SHORT PROBLEM =>
Extract everything from the first line through the line with "var yTicks = [0, 0.1, 0.2, 0.3, 0.4, 0.5, 0.6, 0.7];", both ends included, except for any pictures.

--------------------------------

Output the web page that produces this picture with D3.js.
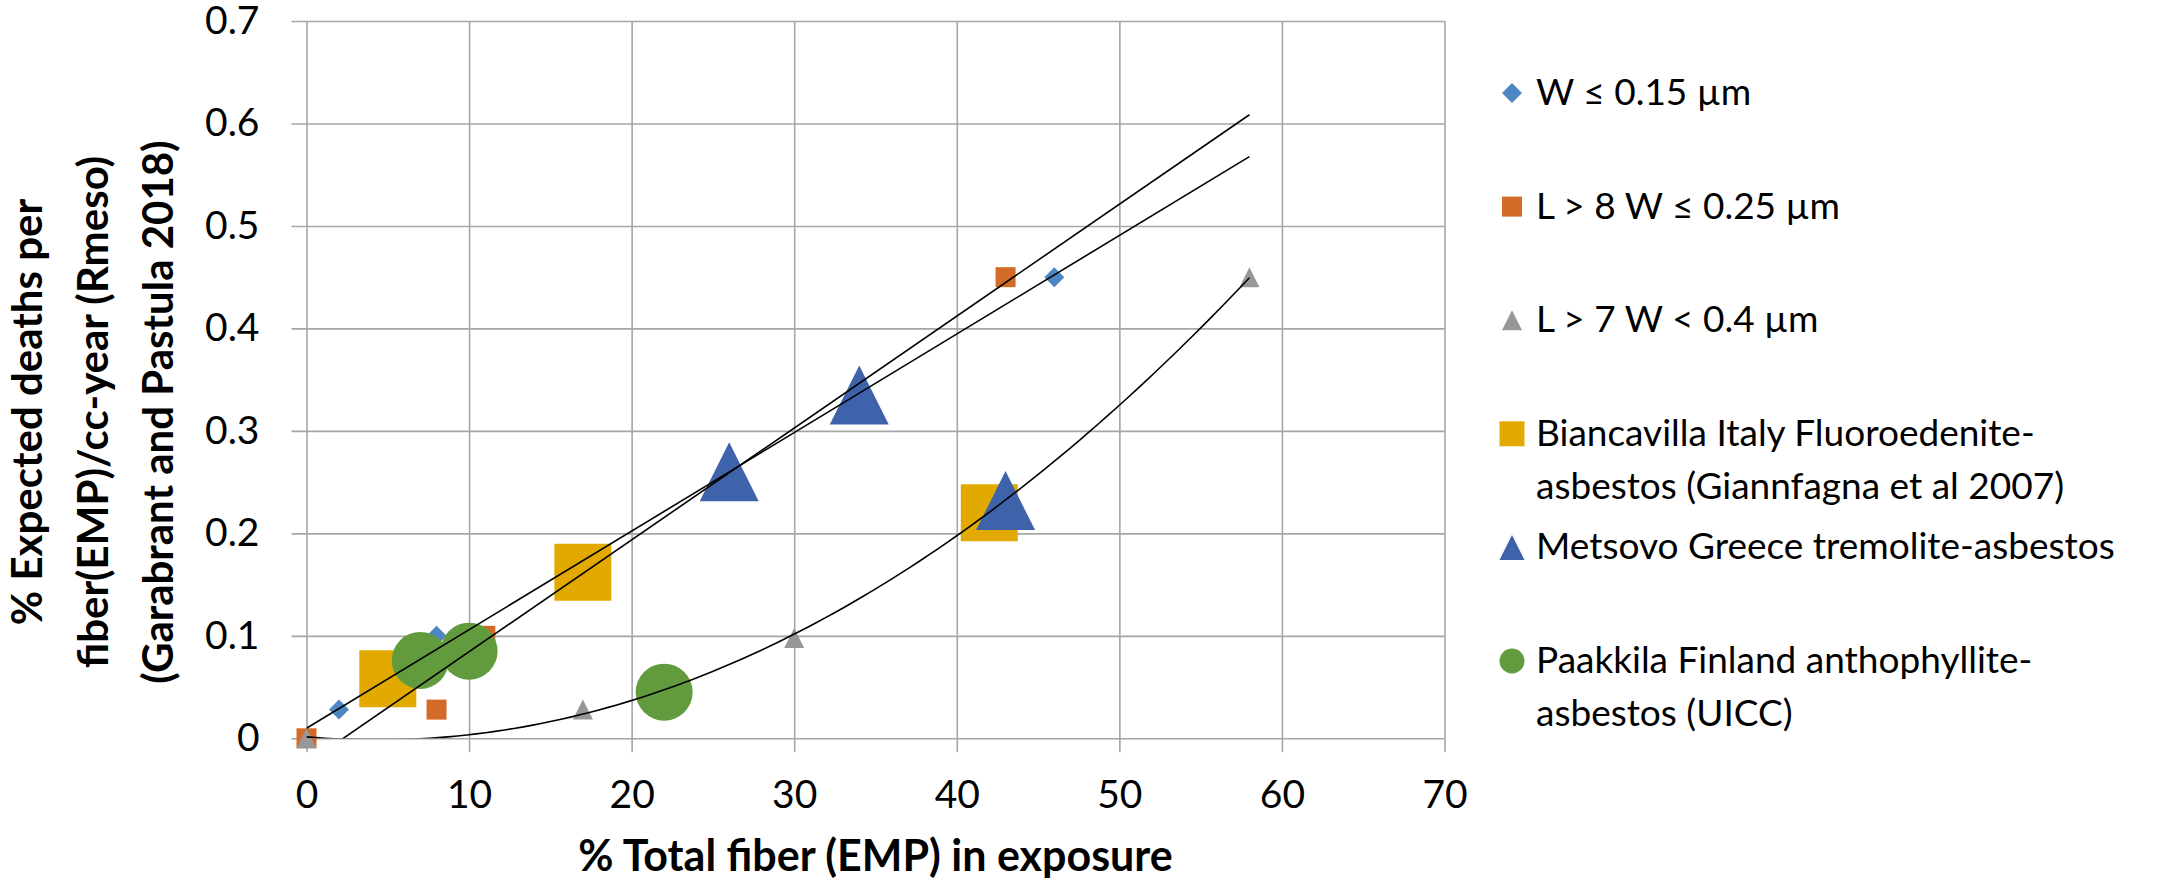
<!DOCTYPE html>
<html>
<head>
<meta charset="utf-8">
<script src="https://cdn.jsdelivr.net/npm/d3@7"></script>
<style>
  body { margin: 0; background: #fff; }
  text { font-family: Lato, "Open Sans", sans-serif; fill: #000; }
</style>
</head>
<body>
<svg id="chart" width="2160" height="879"></svg>
<script>
// values
var wThinX = [0, 2, 8, 46],
    wThinY = [0, 0.028, 0.1, 0.45];
var l8X = [0, 8, 11, 43],
    l8Y = [0, 0.028, 0.1, 0.45];
var l7X = [0, 17, 30, 58],
    l7Y = [0, 0.028, 0.098, 0.45];
var biancavillaX = [5, 17, 42],
    biancavillaY = [0.058, 0.162, 0.22];
var metsovoX = [26, 34, 43],
    metsovoY = [0.26, 0.335, 0.232];
var paakkilaX = [7, 10, 22],
    paakkilaY = [0.076, 0.085, 0.045];

var legendLabels = [
  ["W ≤ 0.15 µm"],
  ["L > 8 W ≤ 0.25 µm"],
  ["L > 7 W < 0.4 µm"],
  ["Biancavilla Italy Fluoroedenite-", "asbestos (Giannfagna et al 2007)"],
  ["Metsovo Greece tremolite-asbestos"],
  ["Paakkila Finland anthophyllite-", "asbestos (UICC)"]
];
var trendTypes = ["linear", "linear", "poly2", null, null, null];

var xTicks = [0, 10, 20, 30, 40, 50, 60, 70];
var yTicks = [0, 0.1, 0.2, 0.3, 0.4, 0.5, 0.6, 0.7];

// styles
var colors = ["#4D87C3", "#D36B28", "#979797", "#E2AA00", "#3E63AB", "#629B3E"];
var shapes = ["diamond", "square", "triangle", "square", "triangle", "circle"];
var markerSize = [20, 20, 20, 57, 59, 57];
var legendSize = [20, 20, 20, 25, 25, 25];

var series = [
  {xs: wThinX, ys: wThinY}, {xs: l8X, ys: l8Y}, {xs: l7X, ys: l7Y},
  {xs: biancavillaX, ys: biancavillaY}, {xs: metsovoX, ys: metsovoY}, {xs: paakkilaX, ys: paakkilaY}
].map(function(s, i) {
  return {
    points: s.xs.map(function(x, j) { return {x: x, y: s.ys[j]}; }),
    label: legendLabels[i], trend: trendTypes[i],
    color: colors[i], shape: shapes[i], size: markerSize[i], lsize: legendSize[i]
  };
});

var svg = d3.select("#chart"),
    margin = {top: 21, right: 715.5, bottom: 140.7, left: 306.5},
    width = +svg.attr("width") - margin.left - margin.right,
    height = +svg.attr("height") - margin.top - margin.bottom,
    g = svg.append("g").attr("transform", "translate(" + margin.left + "," + margin.top + ")");

var x = d3.scaleLinear().domain([0, 70]).range([0, width]);
var y = d3.scaleLinear().domain([0, 0.7]).range([height, 0]);

function markerPath(shape, s) {
  var h = s / 2, p = d3.path();
  if (shape === "diamond") {
    p.moveTo(0, -h); p.lineTo(h, 0); p.lineTo(0, h); p.lineTo(-h, 0); p.closePath();
  } else if (shape === "square") {
    p.rect(-h, -h, s, s);
  } else if (shape === "triangle") {
    p.moveTo(0, -h); p.lineTo(h, h); p.lineTo(-h, h); p.closePath();
  } else {
    p.arc(0, 0, h, 0, 2 * Math.PI);
  }
  return p.toString();
}

// grid + axes
var gridColor = "#A6A6A6";
var yAxis = g.append("g")
    .call(d3.axisLeft(y).tickValues(yTicks).tickSize(-width).tickPadding(47)
      .tickFormat(function(d) { return d === 0 ? "0" : d3.format(".1f")(d); }));
yAxis.select(".domain").remove();
yAxis.selectAll("line").attr("x1", -15).attr("stroke", gridColor).attr("stroke-width", 1.6);
yAxis.selectAll("text").attr("font-size", 39).attr("font-family", null);

var xAxis = g.append("g")
    .attr("transform", "translate(0," + height + ")")
    .call(d3.axisBottom(x).tickValues(xTicks).tickSize(-height).tickPadding(42));
xAxis.select(".domain").remove();
xAxis.selectAll("line").attr("y1", 14).attr("stroke", gridColor).attr("stroke-width", 1.6);
xAxis.selectAll("text").attr("font-size", 39).attr("font-family", null);

// markers
svg.append("clipPath").attr("id", "plotClip")
  .append("rect").attr("width", width).attr("height", height);

series.forEach(function(s) {
  g.append("g").selectAll("path")
    .data(s.points)
    .enter().append("path")
      .attr("transform", function(d) { return "translate(" + x(d.x) + "," + y(d.y) + ")"; })
      .attr("d", markerPath(s.shape, s.size))
      .attr("fill", s.color);
});

// trendlines (least squares fits of the series above)
function linearFit(pts) {
  var mx = d3.mean(pts, function(d) { return d.x; }), my = d3.mean(pts, function(d) { return d.y; });
  var sxy = d3.sum(pts, function(d) { return (d.x - mx) * (d.y - my); });
  var sxx = d3.sum(pts, function(d) { return (d.x - mx) * (d.x - mx); });
  var b = sxy / sxx, a = my - b * mx;
  return function(v) { return a + b * v; };
}
function quadFit(pts) {
  var S = function(px, py) { return d3.sum(pts, function(d) { return Math.pow(d.x, px) * Math.pow(d.y, py); }); };
  var m = [[S(0,0), S(1,0), S(2,0), S(0,1)],
           [S(1,0), S(2,0), S(3,0), S(1,1)],
           [S(2,0), S(3,0), S(4,0), S(2,1)]];
  for (var i = 0; i < 3; i++) {
    for (var k = i + 1; k < 3; k++) {
      var f = m[k][i] / m[i][i];
      for (var j = i; j < 4; j++) m[k][j] -= f * m[i][j];
    }
  }
  var c = [0, 0, 0];
  for (i = 2; i >= 0; i--) {
    var t = m[i][3];
    for (j = i + 1; j < 3; j++) t -= m[i][j] * c[j];
    c[i] = t / m[i][i];
  }
  return function(v) { return c[0] + c[1] * v + c[2] * v * v; };
}

var allX = d3.merge(series.map(function(s) { return s.points.map(function(d) { return d.x; }); }));
var trendExtent = d3.extent(allX);
var line = d3.line().x(function(d) { return x(d[0]); }).y(function(d) { return y(d[1]); });
var trendG = g.append("g").attr("clip-path", "url(#plotClip)");

series.forEach(function(s) {
  if (!s.trend) return;
  var f = s.trend === "linear" ? linearFit(s.points) : quadFit(s.points);
  var n = s.trend === "linear" ? 1 : 100;
  var xs = d3.range(n + 1).map(function(i) { return trendExtent[0] + (trendExtent[1] - trendExtent[0]) * i / n; });
  trendG.append("path")
    .attr("d", line(xs.map(function(v) { return [v, f(v)]; })))
    .attr("fill", "none")
    .attr("stroke", "#000")
    .attr("stroke-width", 1.6);
});

// axis titles
g.append("text")
    .attr("x", width / 2)
    .attr("y", 871 - margin.top)
    .attr("text-anchor", "middle")
    .attr("font-size", 43)
    .attr("font-weight", "bold")
    .text("% Total fiber (EMP) in exposure");

var yTitle = ["% Expected deaths per", "fiber(EMP)/cc-year (Rmeso)", "(Garabrant and Pastula 2018)"];
svg.append("g").selectAll("text")
  .data(yTitle)
  .enter().append("text")
    .attr("transform", function(d, i) { return "translate(" + (42 + i * 65.5) + ",412) rotate(-90)"; })
    .attr("text-anchor", "middle")
    .attr("font-size", 42)
    .attr("font-weight", "bold")
    .text(function(d) { return d; });

// legend
var legend = svg.append("g")
  .selectAll("g")
  .data(series)
  .enter().append("g")
    .attr("transform", function(d, i) { return "translate(1512," + (93 + i * 113.6) + ")"; });

legend.append("path")
    .attr("d", function(d) { return markerPath(d.shape, d.lsize); })
    .attr("fill", function(d) { return d.color; });

legend.append("text")
    .attr("x", 24)
    .attr("y", 12)
    .attr("font-size", 37)
  .selectAll("tspan")
  .data(function(d) { return d.label; })
  .enter().append("tspan")
    .attr("x", 24)
    .attr("dy", function(d, i) { return i === 0 ? 0 : 53; })
    .text(function(d) { return d; });
</script>
</body>
</html>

--------------------------------

SOLUTION TO THE EXERCISE =>
Output the web page that produces this picture with D3.js.
<!DOCTYPE html>
<html>
<head>
<meta charset="utf-8">
<script src="https://cdn.jsdelivr.net/npm/d3@7"></script>
<style>
  body { margin: 0; background: #fff; }
  text { font-family: Lato, "Open Sans", sans-serif; fill: #000; }
</style>
</head>
<body>
<svg id="chart" width="2160" height="879"></svg>
<script>
// values
var wThinX = [0, 2, 8, 46],
    wThinY = [0, 0.028, 0.1, 0.45];
var l8X = [0, 8, 11, 43],
    l8Y = [0, 0.028, 0.1, 0.45];
var l7X = [0, 17, 30, 58],
    l7Y = [0, 0.028, 0.098, 0.45];
var biancavillaX = [5, 17, 42],
    biancavillaY = [0.058, 0.162, 0.22];
var metsovoX = [26, 34, 43],
    metsovoY = [0.26, 0.335, 0.232];
var paakkilaX = [7, 10, 22],
    paakkilaY = [0.076, 0.085, 0.045];

var legendLabels = [
  ["W ≤ 0.15 µm"],
  ["L > 8 W ≤ 0.25 µm"],
  ["L > 7 W < 0.4 µm"],
  ["Biancavilla Italy Fluoroedenite-", "asbestos (Giannfagna et al 2007)"],
  ["Metsovo Greece tremolite-asbestos"],
  ["Paakkila Finland anthophyllite-", "asbestos (UICC)"]
];
var trendTypes = ["linear", "linear", "poly2", null, null, null];

var xTicks = [0, 10, 20, 30, 40, 50, 60, 70];
var yTicks = [0, 0.1, 0.2, 0.3, 0.4, 0.5, 0.6, 0.7];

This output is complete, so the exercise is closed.